A Yorkshire woman says she has “lost track of the amount of times” she has cried when thinking about how she was raped, and suffers from nightmares years after it happened.
Last week, sick Vira Hussaini, 35, of Bradford, was jailed for four years at Leeds Crown Court after he raped a woman who was left with serious injuries in the terrifying attack in 2018.
Following the sentence, the woman told YorkshireLive she is now being supported by family and friends, but has suffered the effects of the attack since.
She said: “He held me down by my wrists and raped me. He tore me, causing bleeding, which led me to seek support from the health sector. I was worried about the safety of other women and built up the courage to report him to the police in August 2019…
“We all thought he would have been given a longer sentence, however we are grateful that a level of justice has been served after many years suffering in silence.”
In her victim impact statement, the woman told how she has “struggled tremendously” since the attack and said: “I feel that I have either no appetite, or spend time comfort eating. In relation to sexual health, I was worried about whether or not I had been passed a disease…Fortunately I was given the all clear.”
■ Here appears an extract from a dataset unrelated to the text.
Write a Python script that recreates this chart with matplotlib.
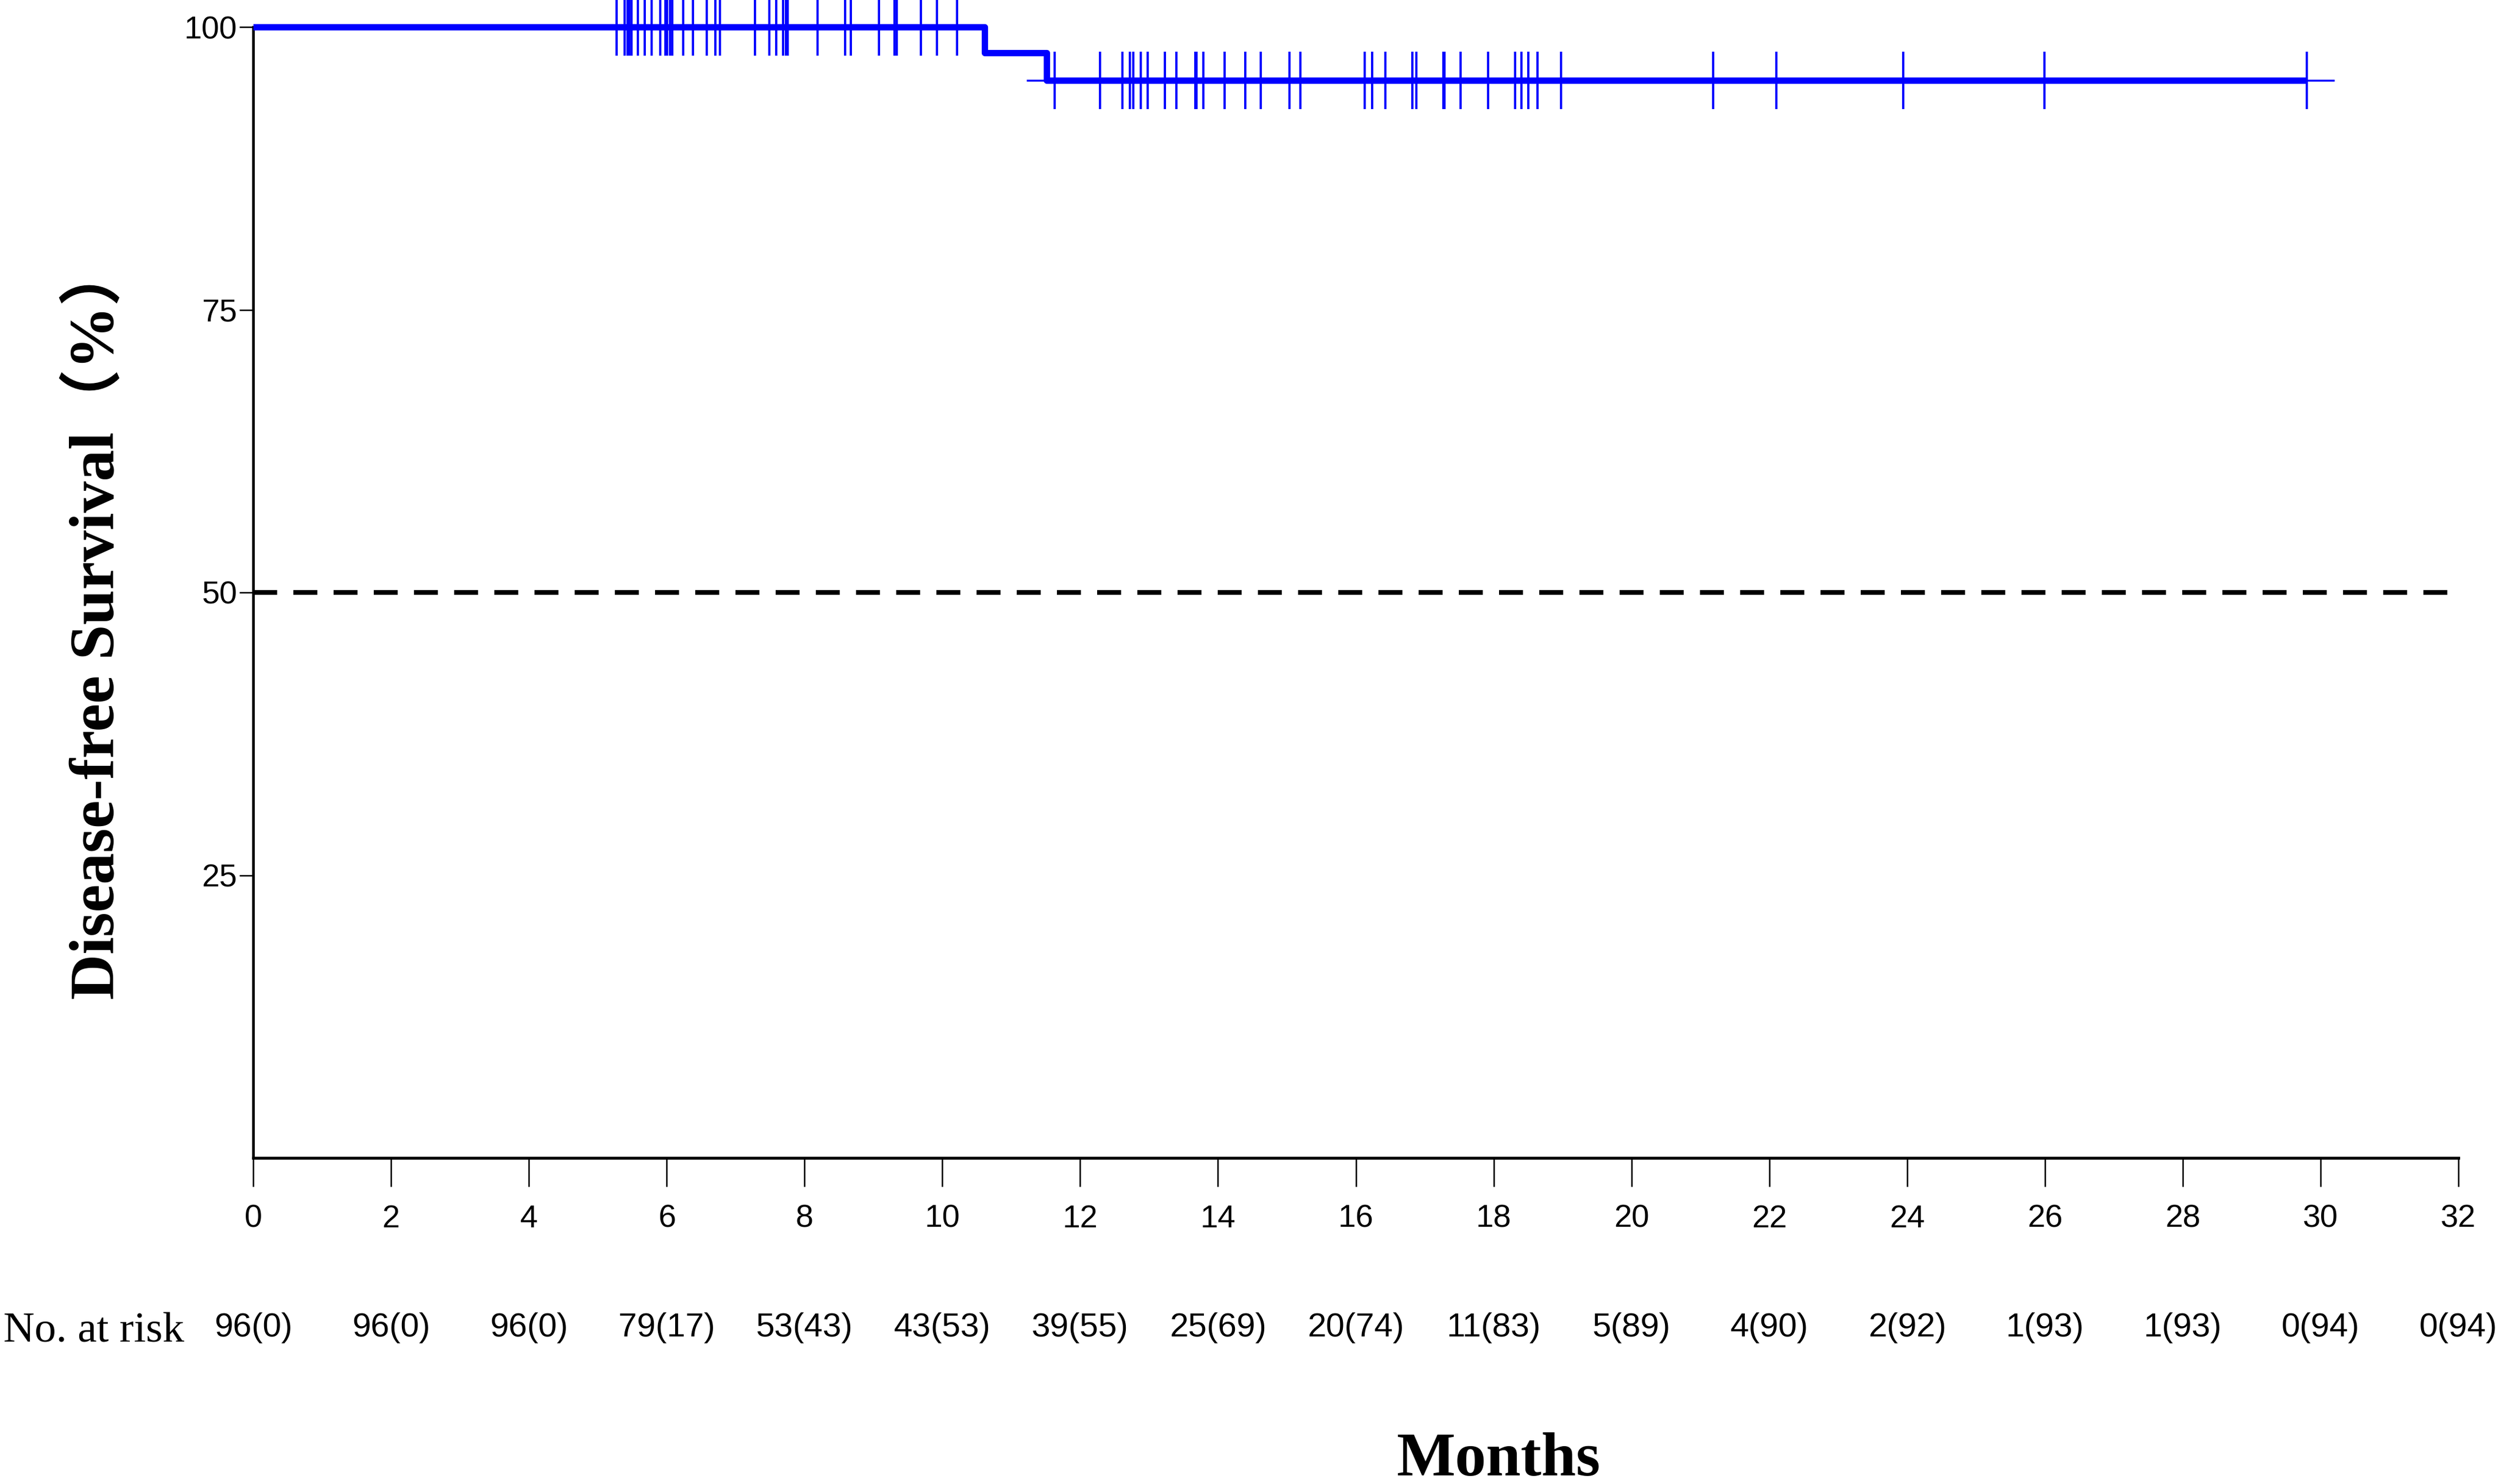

The woman said she has since left work and has used her savings to pay for her mortgage and bills. She added: “I feel that my emotional wellbeing has been greatly affected, as I have lost track of the amount of times that I have cried when this incident has come into my thoughts. I have also suffered with graphic sexual abuse nightmares, to the point where a close friend has heard me screaming in my sleep. I must add that I have also felt panicked at times, like I am having heart palpitations.”
In her statement, the woman – who cannot be named for legal reasons – said she had to have photographs taken of her genetalia and said she felt she lost her dignity during this. She said: “I feel that I have no privacy left and I am embarrassed that so many strangers from the court process are now aware of my personal matters. Sadly, the stigma of rape will always remain with me and I have to learn to continue living with that…
“I feel that my social life has been greatly affected too, as I have become more insular over the past few years. This has been due to the fact that I no longer feel confident or safe, which has left me feeling socially isolated at times. I have seen a negative impact upon my loved ones too….I have seen close and treasured family members and friends cry when taking the time to support me.”
The woman said she has accessed support, including counselling, reiki, group therapy and has also engaged with an Independent Sexual Violence Advisor since the attack. She said: “Overall, the past four-and-a-half years have been immensely stressful and taken up so much energy. It has also taken up a significant amount of time, when trying to work through this trauma.
“I makes me feel sad that he could have admitted what he did and shown both acceptance and remorse a long time ago. This would have allowed me to access justice and closure, but instead I have had to endure the criminal court process, in order to fight for justice to be served.
“It is hard to describe in full how I feel after the sexual violence that I was subject to, although I have tried my best to explain…Ultimately what I am really trying to say is, I have air in my lungs, but feel like I can’t breathe. And I have a heart that works, but feels broken. I now plan to rebuild myself and not allow this man to destroy me any further.”